GIVEN INSTRUCTION:
Quote the listing below in its entirety, omitting every image.
════════════════
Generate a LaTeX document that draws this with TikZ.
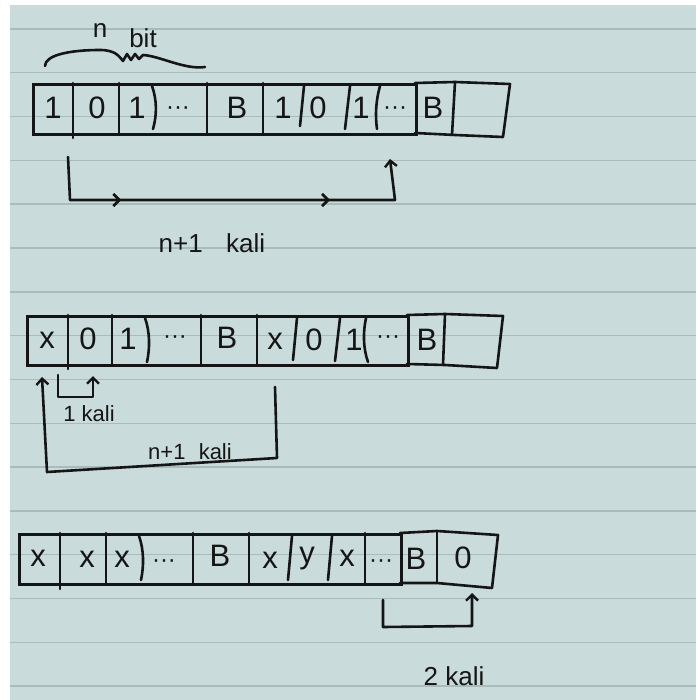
\documentclass[tikz,border=0pt]{standalone}
\usepackage{fontspec}
\setmainfont{Liberation Sans}
\usetikzlibrary{arrows.meta,decorations.markings}
\definecolor{paper}{HTML}{C9DBDB}
\definecolor{rulec}{HTML}{A9BBBB}
\definecolor{ink}{HTML}{151515}
\begin{document}
\begin{tikzpicture}[x=1pt,y=-1pt,
  inkline/.style={draw=ink,line width=2.6pt,line cap=round,line join=round},
  cellt/.style={font=\fontsize{31}{31}\selectfont,text=ink,inner sep=0pt},
  dotst/.style={font=\fontsize{24}{24}\selectfont,text=ink,inner sep=0pt},
  lbl/.style={font=\fontsize{26}{26}\selectfont,text=ink,inner sep=0pt},
  tapebox/.style={draw=ink,line width=2.6pt,inner sep=0pt,anchor=north west},
  conn/.style={inkline,-{Straight Barb[length=6pt,width=12pt,line width=2.4pt]}},
  chev/.style={postaction={decorate},decoration={markings,
     mark=at position #1 with {\arrow[line width=2.4pt]{Straight Barb[length=6pt,width=12pt]}}}},
]
% paper
\useasboundingbox (0,0) rectangle (696,700);
\fill[white] (0,0) rectangle (696,700);
\fill[paper] (10,5) rectangle (696,700);
\foreach \k in {0,...,15}{
  \draw[rulec,line width=1.4pt] (10,{29+43.8*\k}) -- (696,{29+43.8*\k});
}

% ---------- brace and label ----------
\draw[inkline] (45,66) .. controls (45,55) and (70,50) .. (100,50)
  .. controls (115,50) and (119,56) .. (123,61) -- (127,54) -- (131,60) -- (135,54) -- (139,59) -- (143,55)
  .. controls (160,56) and (185,70) .. (205,67);
\node[lbl] (nlab) at (100,31) {n};
\node[lbl] (bitlab) at (143,38) {bit};

% ---------- tape 1 ----------
\node[tapebox,minimum width=383pt,minimum height=50pt] (t1) at (32,83) {};
\draw[inkline] (73,83) -- (73,138);
\draw[inkline] (119,83) -- (119,133);
\draw[inkline] (152,86) .. controls (157,100) and (157,115) .. (153,129);
\draw[inkline] (207,83) -- (207,133);
\draw[inkline] (263,83) -- (263,133);
\draw[inkline] (304,86) -- (300,126);
\draw[inkline] (350,86) -- (345,129);
\draw[inkline] (380,86) .. controls (376,100) and (375,115) .. (377,129);
\draw[inkline] (415,83) -- (455,82) -- (510,84) -- (503,137) -- (455,135) -- (415,133);
\draw[inkline] (455,82) -- (452,135);
\node[cellt] (c11) at (53,108) {1};
\node[cellt] (c12) at (97,108) {0};
\node[cellt] (c13) at (137,108) {1};
\node[dotst] (c14) at (178,111) {···};
\node[cellt] (c15) at (237,108) {B};
\node[cellt] (c16) at (283,108) {1};
\node[cellt] (c17) at (318,108) {0};
\node[cellt] (c18) at (361,108) {1};
\node[dotst] (c19) at (395,111) {···};
\node[cellt] (c110) at (433,108) {B};

\coordinate (a1s) at (68,157);
\coordinate (a1b) at (70,200);
\coordinate (a1c) at (395,200);
\coordinate (a1e) at (390,159);
\draw[conn,chev=0.23,chev=0.74] (a1s) -- (a1b) -- (a1c) -- (a1e);
\node[lbl] (l1) at (212,243) {n+1\hspace{0.9em}kali};

% ---------- tape 2 ----------
\node[tapebox,minimum width=381pt,minimum height=49pt] (t2) at (26,315) {};
\draw[inkline] (68,315) -- (68,369);
\draw[inkline] (112,315) -- (112,364);
\draw[inkline] (145,318) .. controls (150,332) and (150,348) .. (147,362);
\draw[inkline] (201,315) -- (201,364);
\draw[inkline] (257,315) -- (257,364);
\draw[inkline] (297,318) -- (293,360);
\draw[inkline] (340,318) -- (335,361);
\draw[inkline] (366,318) .. controls (363,332) and (363,348) .. (368,362);
\draw[inkline] (407,315) -- (445,314) -- (503,316) -- (497,368) -- (445,365) -- (407,364);
\draw[inkline] (445,314) -- (443,365);
\node[cellt] (c21) at (47,340) {x};
\node[cellt] (c22) at (88,339) {0};
\node[cellt] (c23) at (128,339) {1};
\node[dotst] (c24) at (175,340) {···};
\node[cellt] (c25) at (227,338) {B};
\node[cellt] (c26) at (275,341) {x};
\node[cellt] (c27) at (314,340) {0};
\node[cellt] (c28) at (354,340) {1};
\node[dotst] (c29) at (388,340) {···};
\node[cellt] (c210) at (427,340) {B};

\coordinate (b1s) at (58,375);
\coordinate (b1b) at (58,397);
\coordinate (b1c) at (93,397);
\coordinate (b1e) at (93,376);
\draw[conn] (b1s) -- (b1b) -- (b1c) -- (b1e);
\node[lbl,font=\fontsize{22}{22}\selectfont] (l2) at (89,414) {1 kali};

\coordinate (b2s) at (275,387);
\coordinate (b2b) at (277,458);
\coordinate (b2c) at (47,472);
\coordinate (b2e) at (42,377);
\draw[conn] (b2s) -- (b2b) -- (b2c) -- (b2e);
\node[lbl,font=\fontsize{22}{22}\selectfont] (l3) at (190,452) {n+1\hspace{0.6em}kali};

% ---------- tape 3 ----------
\node[tapebox,minimum width=382pt,minimum height=50pt] (t3) at (18,533) {};
\draw[inkline] (60,533) -- (60,589);
\draw[inkline] (106,533) -- (106,583);
\draw[inkline] (139,536) .. controls (144,550) and (144,566) .. (141,580);
\draw[inkline] (193,533) -- (193,583);
\draw[inkline] (249,533) -- (249,583);
\draw[inkline] (292,536) -- (288,580);
\draw[inkline] (332,536) -- (328,580);
\draw[inkline] (365,533) -- (365,583);
\draw[inkline] (400,533) -- (437,531) -- (498,535) -- (492,588) -- (437,583) -- (400,583);
\draw[inkline] (437,531) -- (437,583);
\node[cellt] (c31) at (38,558) {x};
\node[cellt] (c32) at (87,559) {x};
\node[cellt] (c33) at (122,559) {x};
\node[dotst] (c34) at (164,564) {···};
\node[cellt] (c35) at (220,556) {B};
\node[cellt] (c36) at (270,560) {x};
\node[cellt] (c37) at (307,559) {y};
\node[cellt] (c38) at (347,558) {x};
\node[dotst] (c39) at (381,564) {···};
\node[cellt] (c310) at (416,559) {B};
\node[cellt] (c311) at (463,558) {0};

\coordinate (d1s) at (383,600);
\coordinate (d1b) at (383,627);
\coordinate (d1c) at (472,626);
\coordinate (d1e) at (472,593);
\draw[conn] (d1s) -- (d1b) -- (d1c) -- (d1e);
\node[lbl] (l4) at (454,676) {2 kali};
\end{tikzpicture}
\end{document}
════════════════
RESPONSE FOR THIS EXERCISE:
Generate a LaTeX document that draws this with TikZ.
\documentclass[tikz,border=0pt]{standalone}
\usepackage{fontspec}
\setmainfont{Liberation Sans}
\usetikzlibrary{arrows.meta,decorations.markings}
\definecolor{paper}{HTML}{C9DBDB}
\definecolor{rulec}{HTML}{A9BBBB}
\definecolor{ink}{HTML}{151515}
\begin{document}
\begin{tikzpicture}[x=1pt,y=-1pt,
  inkline/.style={draw=ink,line width=2.6pt,line cap=round,line join=round},
  cellt/.style={font=\fontsize{31}{31}\selectfont,text=ink,inner sep=0pt},
  dotst/.style={font=\fontsize{24}{24}\selectfont,text=ink,inner sep=0pt},
  lbl/.style={font=\fontsize{26}{26}\selectfont,text=ink,inner sep=0pt},
  tapebox/.style={draw=ink,line width=2.6pt,inner sep=0pt,anchor=north west},
  conn/.style={inkline,-{Straight Barb[length=6pt,width=12pt,line width=2.4pt]}},
  chev/.style={postaction={decorate},decoration={markings,
     mark=at position #1 with {\arrow[line width=2.4pt]{Straight Barb[length=6pt,width=12pt]}}}},
]
% paper
\useasboundingbox (0,0) rectangle (696,700);
\fill[white] (0,0) rectangle (696,700);
\fill[paper] (10,5) rectangle (696,700);
\foreach \k in {0,...,15}{
  \draw[rulec,line width=1.4pt] (10,{29+43.8*\k}) -- (696,{29+43.8*\k});
}

% ---------- brace and label ----------
\draw[inkline] (45,66) .. controls (45,55) and (70,50) .. (100,50)
  .. controls (115,50) and (119,56) .. (123,61) -- (127,54) -- (131,60) -- (135,54) -- (139,59) -- (143,55)
  .. controls (160,56) and (185,70) .. (205,67);
\node[lbl] (nlab) at (100,31) {n};
\node[lbl] (bitlab) at (143,38) {bit};

% ---------- tape 1 ----------
\node[tapebox,minimum width=383pt,minimum height=50pt] (t1) at (32,83) {};
\draw[inkline] (73,83) -- (73,138);
\draw[inkline] (119,83) -- (119,133);
\draw[inkline] (152,86) .. controls (157,100) and (157,115) .. (153,129);
\draw[inkline] (207,83) -- (207,133);
\draw[inkline] (263,83) -- (263,133);
\draw[inkline] (304,86) -- (300,126);
\draw[inkline] (350,86) -- (345,129);
\draw[inkline] (380,86) .. controls (376,100) and (375,115) .. (377,129);
\draw[inkline] (415,83) -- (455,82) -- (510,84) -- (503,137) -- (455,135) -- (415,133);
\draw[inkline] (455,82) -- (452,135);
\node[cellt] (c11) at (53,108) {1};
\node[cellt] (c12) at (97,108) {0};
\node[cellt] (c13) at (137,108) {1};
\node[dotst] (c14) at (178,111) {···};
\node[cellt] (c15) at (237,108) {B};
\node[cellt] (c16) at (283,108) {1};
\node[cellt] (c17) at (318,108) {0};
\node[cellt] (c18) at (361,108) {1};
\node[dotst] (c19) at (395,111) {···};
\node[cellt] (c110) at (433,108) {B};

\coordinate (a1s) at (68,157);
\coordinate (a1b) at (70,200);
\coordinate (a1c) at (395,200);
\coordinate (a1e) at (390,159);
\draw[conn,chev=0.23,chev=0.74] (a1s) -- (a1b) -- (a1c) -- (a1e);
\node[lbl] (l1) at (212,243) {n+1\hspace{0.9em}kali};

% ---------- tape 2 ----------
\node[tapebox,minimum width=381pt,minimum height=49pt] (t2) at (26,315) {};
\draw[inkline] (68,315) -- (68,369);
\draw[inkline] (112,315) -- (112,364);
\draw[inkline] (145,318) .. controls (150,332) and (150,348) .. (147,362);
\draw[inkline] (201,315) -- (201,364);
\draw[inkline] (257,315) -- (257,364);
\draw[inkline] (297,318) -- (293,360);
\draw[inkline] (340,318) -- (335,361);
\draw[inkline] (366,318) .. controls (363,332) and (363,348) .. (368,362);
\draw[inkline] (407,315) -- (445,314) -- (503,316) -- (497,368) -- (445,365) -- (407,364);
\draw[inkline] (445,314) -- (443,365);
\node[cellt] (c21) at (47,340) {x};
\node[cellt] (c22) at (88,339) {0};
\node[cellt] (c23) at (128,339) {1};
\node[dotst] (c24) at (175,340) {···};
\node[cellt] (c25) at (227,338) {B};
\node[cellt] (c26) at (275,341) {x};
\node[cellt] (c27) at (314,340) {0};
\node[cellt] (c28) at (354,340) {1};
\node[dotst] (c29) at (388,340) {···};
\node[cellt] (c210) at (427,340) {B};

\coordinate (b1s) at (58,375);
\coordinate (b1b) at (58,397);
\coordinate (b1c) at (93,397);
\coordinate (b1e) at (93,376);
\draw[conn] (b1s) -- (b1b) -- (b1c) -- (b1e);
\node[lbl,font=\fontsize{22}{22}\selectfont] (l2) at (89,414) {1 kali};

\coordinate (b2s) at (275,387);
\coordinate (b2b) at (277,458);
\coordinate (b2c) at (47,472);
\coordinate (b2e) at (42,377);
\draw[conn] (b2s) -- (b2b) -- (b2c) -- (b2e);
\node[lbl,font=\fontsize{22}{22}\selectfont] (l3) at (190,452) {n+1\hspace{0.6em}kali};

% ---------- tape 3 ----------
\node[tapebox,minimum width=382pt,minimum height=50pt] (t3) at (18,533) {};
\draw[inkline] (60,533) -- (60,589);
\draw[inkline] (106,533) -- (106,583);
\draw[inkline] (139,536) .. controls (144,550) and (144,566) .. (141,580);
\draw[inkline] (193,533) -- (193,583);
\draw[inkline] (249,533) -- (249,583);
\draw[inkline] (292,536) -- (288,580);
\draw[inkline] (332,536) -- (328,580);
\draw[inkline] (365,533) -- (365,583);
\draw[inkline] (400,533) -- (437,531) -- (498,535) -- (492,588) -- (437,583) -- (400,583);
\draw[inkline] (437,531) -- (437,583);
\node[cellt] (c31) at (38,558) {x};
\node[cellt] (c32) at (87,559) {x};
\node[cellt] (c33) at (122,559) {x};
\node[dotst] (c34) at (164,564) {···};
\node[cellt] (c35) at (220,556) {B};
\node[cellt] (c36) at (270,560) {x};
\node[cellt] (c37) at (307,559) {y};
\node[cellt] (c38) at (347,558) {x};
\node[dotst] (c39) at (381,564) {···};
\node[cellt] (c310) at (416,559) {B};
\node[cellt] (c311) at (463,558) {0};

\coordinate (d1s) at (383,600);
\coordinate (d1b) at (383,627);
\coordinate (d1c) at (472,626);
\coordinate (d1e) at (472,593);
\draw[conn] (d1s) -- (d1b) -- (d1c) -- (d1e);
\node[lbl] (l4) at (454,676) {2 kali};
\end{tikzpicture}
\end{document}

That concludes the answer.